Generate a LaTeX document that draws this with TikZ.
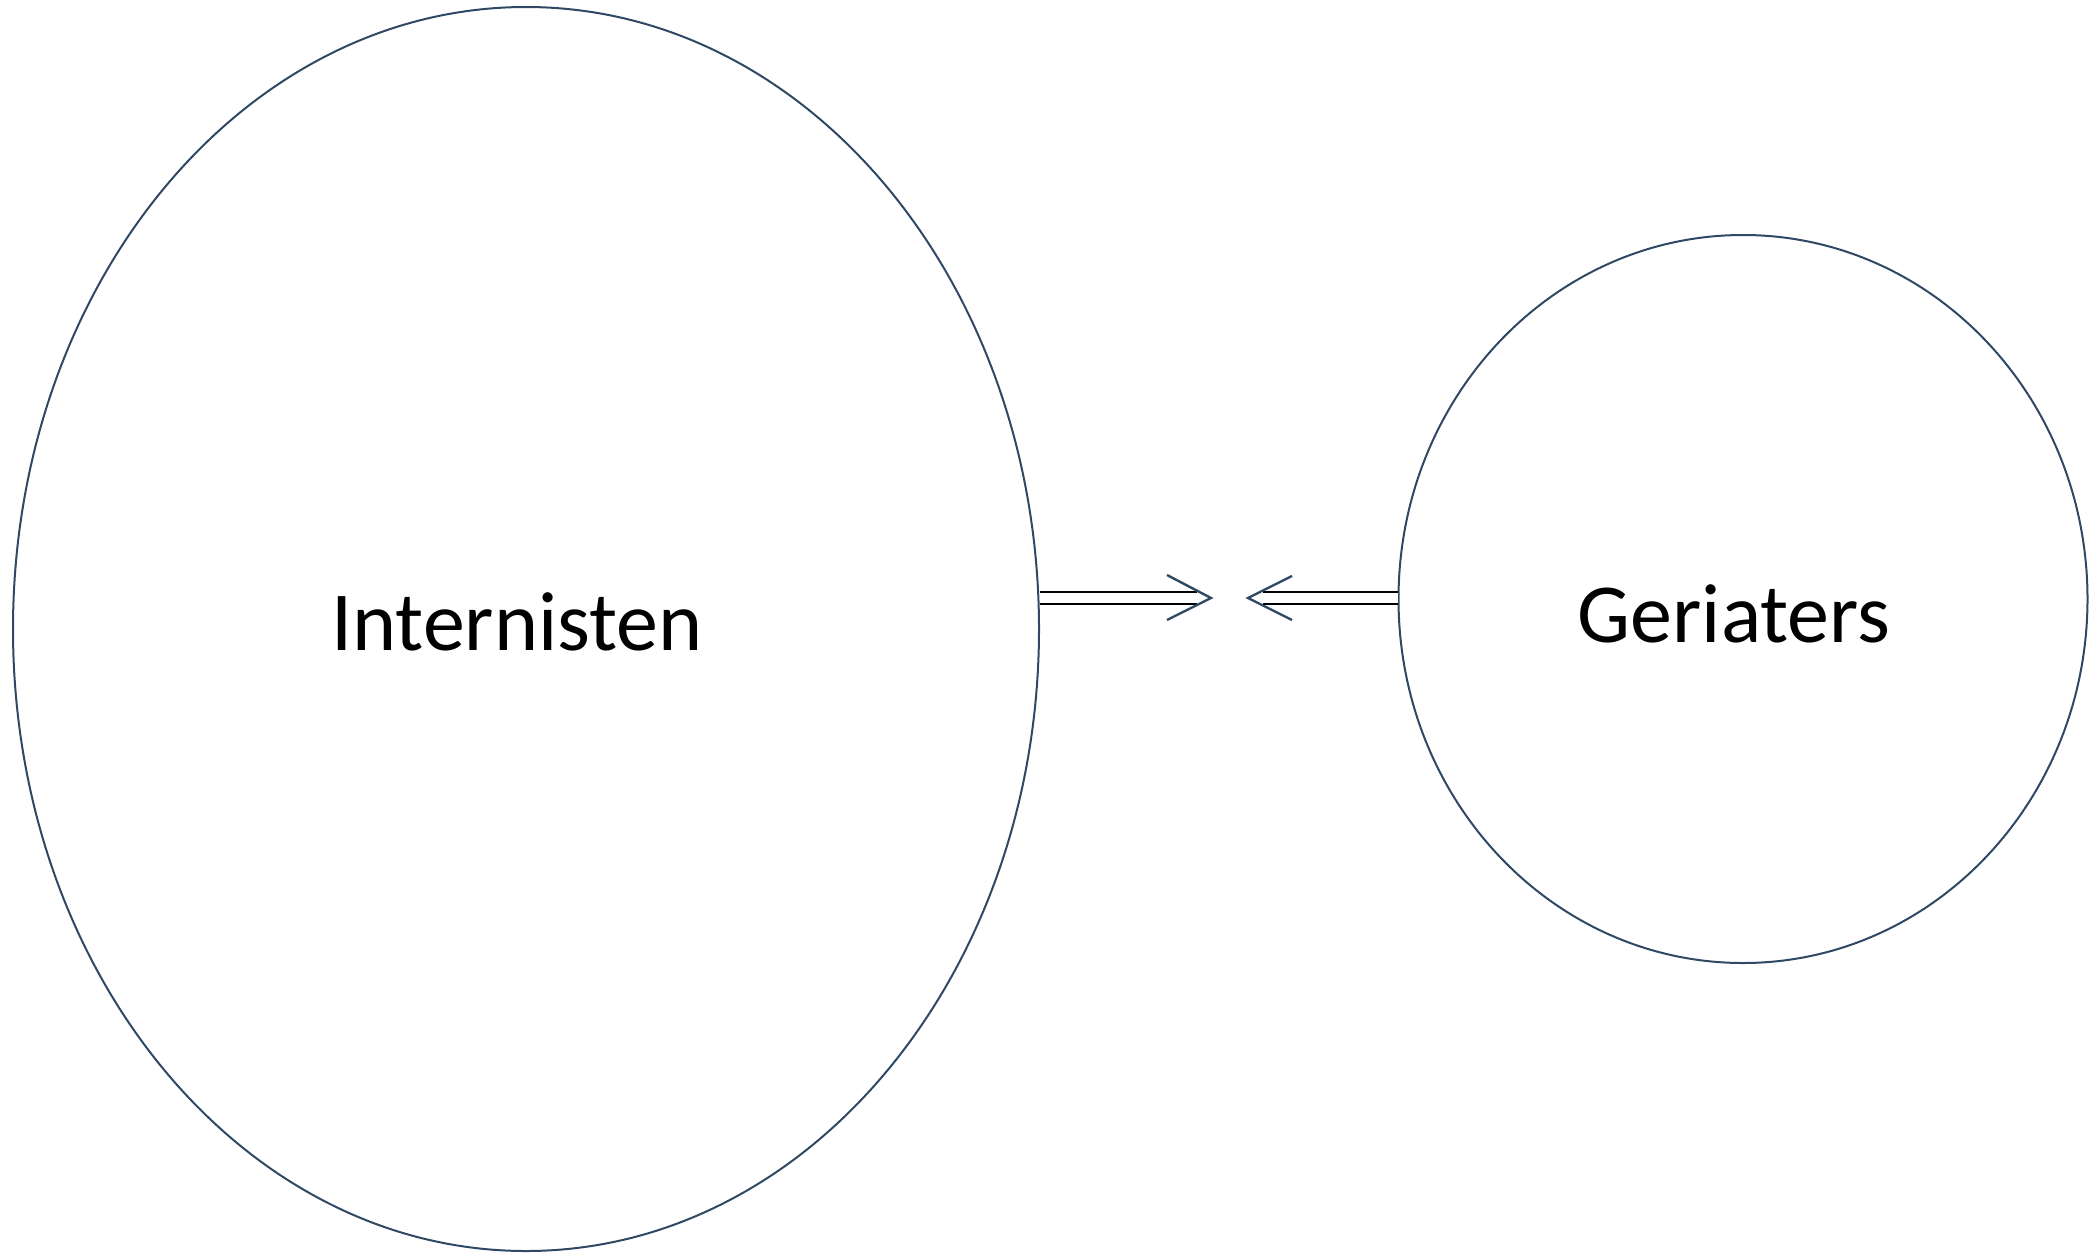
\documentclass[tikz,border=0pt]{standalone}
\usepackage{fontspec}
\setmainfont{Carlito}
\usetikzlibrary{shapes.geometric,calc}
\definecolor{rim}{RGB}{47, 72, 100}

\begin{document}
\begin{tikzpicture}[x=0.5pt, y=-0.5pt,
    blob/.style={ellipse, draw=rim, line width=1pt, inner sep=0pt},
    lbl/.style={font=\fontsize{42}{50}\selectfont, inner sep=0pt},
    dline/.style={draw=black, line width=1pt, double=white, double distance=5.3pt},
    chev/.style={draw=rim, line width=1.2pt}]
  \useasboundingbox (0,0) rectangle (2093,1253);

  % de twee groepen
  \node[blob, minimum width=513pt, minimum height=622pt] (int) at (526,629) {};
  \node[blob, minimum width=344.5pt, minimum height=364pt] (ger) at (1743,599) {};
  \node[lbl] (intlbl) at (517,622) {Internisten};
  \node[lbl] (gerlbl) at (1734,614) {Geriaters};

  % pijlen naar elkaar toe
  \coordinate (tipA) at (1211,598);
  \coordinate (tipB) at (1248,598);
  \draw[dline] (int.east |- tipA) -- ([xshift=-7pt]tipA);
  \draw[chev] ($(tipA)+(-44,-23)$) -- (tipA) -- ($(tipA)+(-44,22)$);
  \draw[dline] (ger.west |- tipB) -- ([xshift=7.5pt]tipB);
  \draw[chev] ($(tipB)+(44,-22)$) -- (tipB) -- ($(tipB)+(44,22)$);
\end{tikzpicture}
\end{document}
◆ ◆ ◆ ◆ ◆ ◆ ◆
*Instructions to follow:* Exclude the images and reproduce the remaining data exactly.

*Correct answer:*
Generate a LaTeX document that draws this with TikZ.
\documentclass[tikz,border=0pt]{standalone}
\usepackage{fontspec}
\setmainfont{Carlito}
\usetikzlibrary{shapes.geometric,calc}
\definecolor{rim}{RGB}{47, 72, 100}

\begin{document}
\begin{tikzpicture}[x=0.5pt, y=-0.5pt,
    blob/.style={ellipse, draw=rim, line width=1pt, inner sep=0pt},
    lbl/.style={font=\fontsize{42}{50}\selectfont, inner sep=0pt},
    dline/.style={draw=black, line width=1pt, double=white, double distance=5.3pt},
    chev/.style={draw=rim, line width=1.2pt}]
  \useasboundingbox (0,0) rectangle (2093,1253);

  % de twee groepen
  \node[blob, minimum width=513pt, minimum height=622pt] (int) at (526,629) {};
  \node[blob, minimum width=344.5pt, minimum height=364pt] (ger) at (1743,599) {};
  \node[lbl] (intlbl) at (517,622) {Internisten};
  \node[lbl] (gerlbl) at (1734,614) {Geriaters};

  % pijlen naar elkaar toe
  \coordinate (tipA) at (1211,598);
  \coordinate (tipB) at (1248,598);
  \draw[dline] (int.east |- tipA) -- ([xshift=-7pt]tipA);
  \draw[chev] ($(tipA)+(-44,-23)$) -- (tipA) -- ($(tipA)+(-44,22)$);
  \draw[dline] (ger.west |- tipB) -- ([xshift=7.5pt]tipB);
  \draw[chev] ($(tipB)+(44,-22)$) -- (tipB) -- ($(tipB)+(44,22)$);
\end{tikzpicture}
\end{document}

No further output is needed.